Frequently Asked Questions (FAQs)

1. What is the difference between bias and variance in machine learning?

Bias is the error due to overly simplistic models that cannot capture the underlying patterns, leading to underfitting. Variance is the error due to models that are overly sensitive to fluctuations in training data, leading to overfitting.

2. How can I reduce bias in my machine learning model?

To reduce bias, you can use more complex models, include more features, or reduce regularization parameters. Increasing the size of the training dataset can also help.

3. What are some techniques to manage variance?

To manage variance, use regularization methods, cross-validation, and ensemble techniques. Reducing model complexity and selecting relevant features can also help.

4. How do I determine if my model has high bias or high variance?

Evaluate model performance on both training and validation datasets. High training accuracy but low validation accuracy indicates high variance, while low accuracy on both sets suggests high bias.

5. What is cross-validation, and how does it help with bias-variance tradeoff?

Cross-validation involves dividing the data into subsets and training the model on different subsets to assess performance. It helps detect bias and variance issues by providing a more reliable estimate of model performance.

6. Can ensemble methods help in managing bias and variance?

Yes, ensemble methods combine multiple models to improve prediction accuracy and balance bias and variance. Bagging reduces variance, while boosting reduces bias by focusing on errors from previous models.

7. How does regularization affect bias and variance?

Regularization techniques add penalties to model complexity. They help reduce variance (by preventing overfitting) but may increase bias slightly. Finding the right regularization parameter balance is crucial.

8. What role does feature selection play in bias-variance tradeoff?

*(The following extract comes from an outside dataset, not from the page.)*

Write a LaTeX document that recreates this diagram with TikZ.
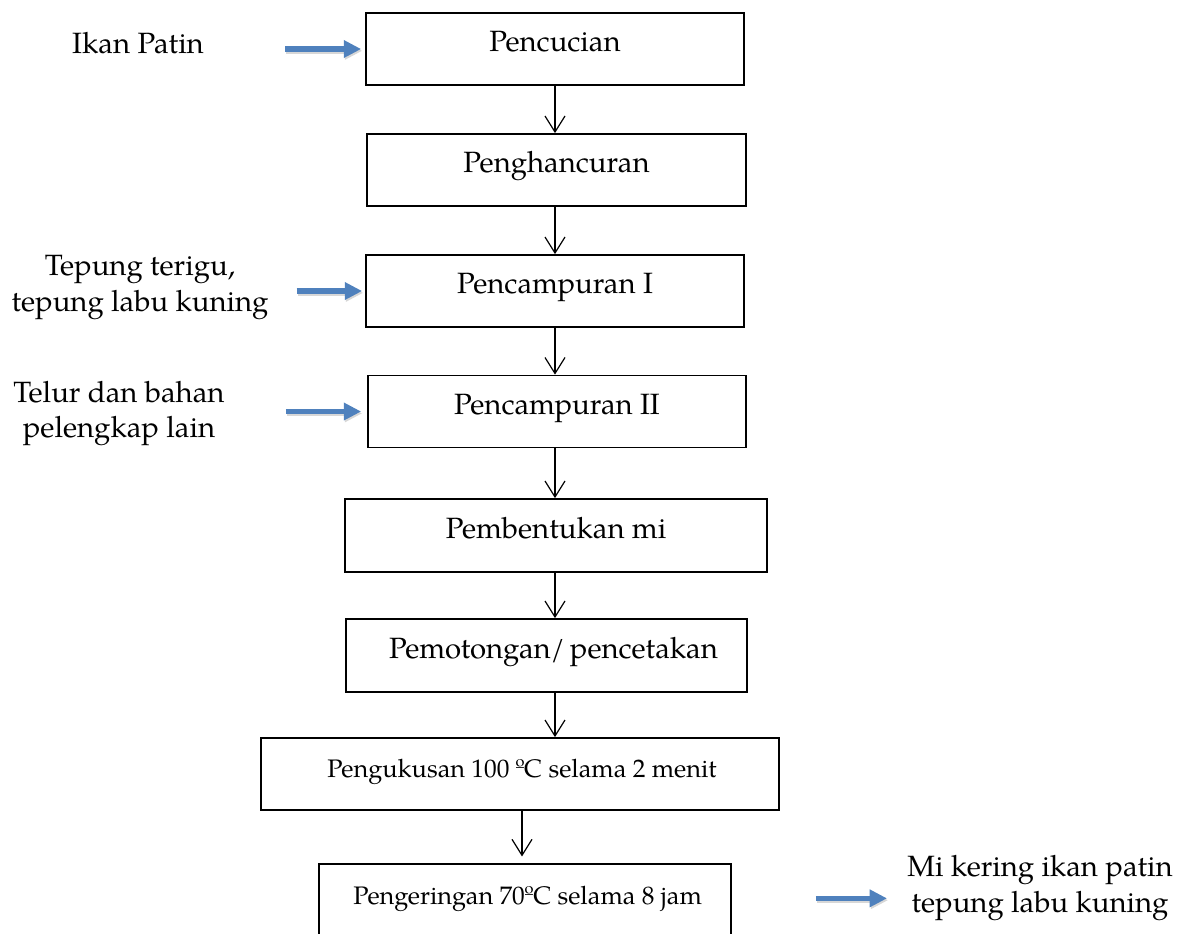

Feature selection helps manage variance by removing irrelevant or redundant features that can lead to overfitting. However, selecting too few features may increase bias if important information is lost.

Conclusion

Balancing bias and variance is crucial for building effective machine learning models. Understanding and managing these concepts helps create models that generalize well to new data while accurately capturing the underlying patterns in the training data. By employing strategies such as cross-validation, regularization, and ensemble methods, you can achieve an optimal balance and improve your model’s performance and reliability.